Copy the lines from the start of the records below through the line containing "plt.rcParams['font.size'] = 10.5", both included, and leave out the pictures.

** BEGIN **

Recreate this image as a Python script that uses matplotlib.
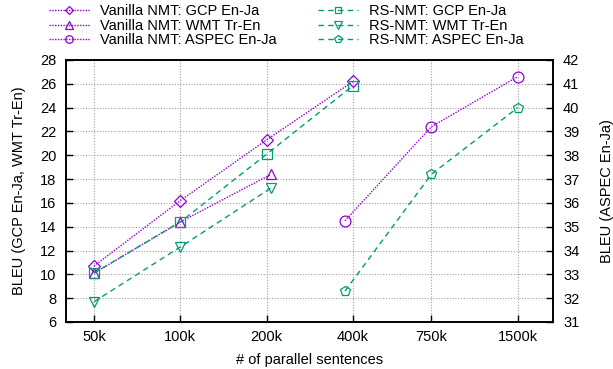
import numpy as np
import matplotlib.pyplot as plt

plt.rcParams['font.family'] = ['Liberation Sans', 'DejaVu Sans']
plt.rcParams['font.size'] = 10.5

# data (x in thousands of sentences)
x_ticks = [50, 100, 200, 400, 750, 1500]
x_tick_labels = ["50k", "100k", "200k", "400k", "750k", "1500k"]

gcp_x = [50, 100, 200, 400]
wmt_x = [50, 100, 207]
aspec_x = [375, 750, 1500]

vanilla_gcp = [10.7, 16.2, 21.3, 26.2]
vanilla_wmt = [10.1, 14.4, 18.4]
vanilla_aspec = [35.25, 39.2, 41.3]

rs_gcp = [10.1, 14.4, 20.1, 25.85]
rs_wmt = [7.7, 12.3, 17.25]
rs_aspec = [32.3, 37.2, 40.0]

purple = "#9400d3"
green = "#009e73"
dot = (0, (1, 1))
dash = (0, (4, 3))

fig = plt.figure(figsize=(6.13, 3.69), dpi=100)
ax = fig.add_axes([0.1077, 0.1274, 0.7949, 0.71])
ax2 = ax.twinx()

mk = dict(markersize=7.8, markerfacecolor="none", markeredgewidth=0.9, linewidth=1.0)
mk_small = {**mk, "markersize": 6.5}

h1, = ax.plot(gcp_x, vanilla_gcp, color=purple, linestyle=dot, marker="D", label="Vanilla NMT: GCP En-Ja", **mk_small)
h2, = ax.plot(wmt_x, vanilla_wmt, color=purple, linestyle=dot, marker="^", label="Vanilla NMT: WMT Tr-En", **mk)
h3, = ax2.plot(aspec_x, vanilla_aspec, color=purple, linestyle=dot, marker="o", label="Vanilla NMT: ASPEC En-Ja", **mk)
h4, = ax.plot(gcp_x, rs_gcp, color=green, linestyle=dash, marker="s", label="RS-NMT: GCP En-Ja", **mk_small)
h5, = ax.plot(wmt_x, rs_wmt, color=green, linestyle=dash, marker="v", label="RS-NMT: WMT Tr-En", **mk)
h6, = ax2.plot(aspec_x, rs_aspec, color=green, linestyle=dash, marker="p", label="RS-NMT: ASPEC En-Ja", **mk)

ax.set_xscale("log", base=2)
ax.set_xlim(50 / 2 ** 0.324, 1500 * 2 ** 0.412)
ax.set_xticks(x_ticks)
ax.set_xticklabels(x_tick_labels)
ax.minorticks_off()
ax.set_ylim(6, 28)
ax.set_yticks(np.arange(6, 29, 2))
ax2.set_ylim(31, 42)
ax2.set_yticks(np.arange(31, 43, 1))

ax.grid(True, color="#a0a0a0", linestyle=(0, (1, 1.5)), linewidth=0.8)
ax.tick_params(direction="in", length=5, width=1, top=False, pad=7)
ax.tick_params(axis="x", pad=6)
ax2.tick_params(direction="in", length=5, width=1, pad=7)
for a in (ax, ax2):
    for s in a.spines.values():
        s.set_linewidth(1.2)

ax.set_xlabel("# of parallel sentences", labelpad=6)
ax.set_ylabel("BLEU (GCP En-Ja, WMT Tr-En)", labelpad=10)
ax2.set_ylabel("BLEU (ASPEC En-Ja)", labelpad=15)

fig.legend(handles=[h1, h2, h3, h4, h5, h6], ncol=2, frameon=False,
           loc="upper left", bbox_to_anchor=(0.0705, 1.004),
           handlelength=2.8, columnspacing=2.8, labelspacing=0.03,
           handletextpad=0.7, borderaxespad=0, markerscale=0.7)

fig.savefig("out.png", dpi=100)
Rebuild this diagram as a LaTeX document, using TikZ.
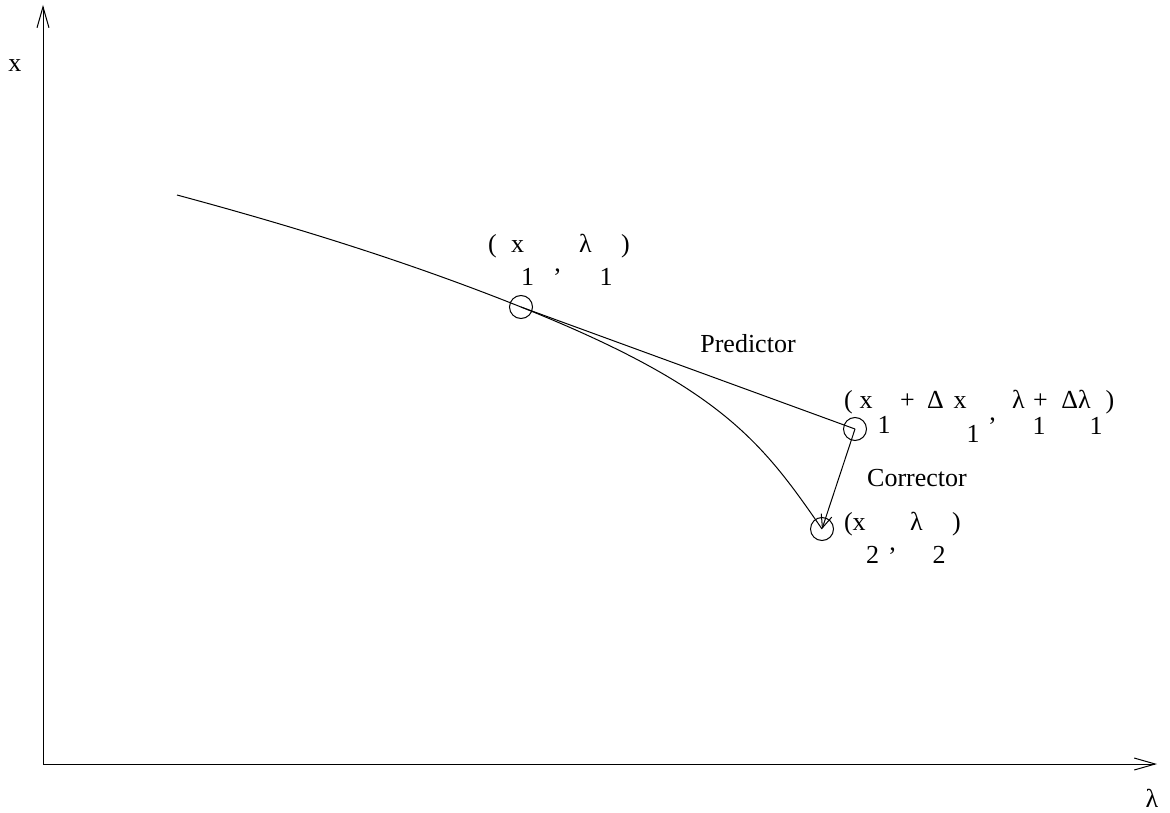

** END **

Final result.
Recreate this image as a Python script that uses matplotlib.
import numpy as np
import matplotlib.pyplot as plt

plt.rcParams['font.family'] = ['Liberation Sans', 'DejaVu Sans']
plt.rcParams['font.size'] = 10.5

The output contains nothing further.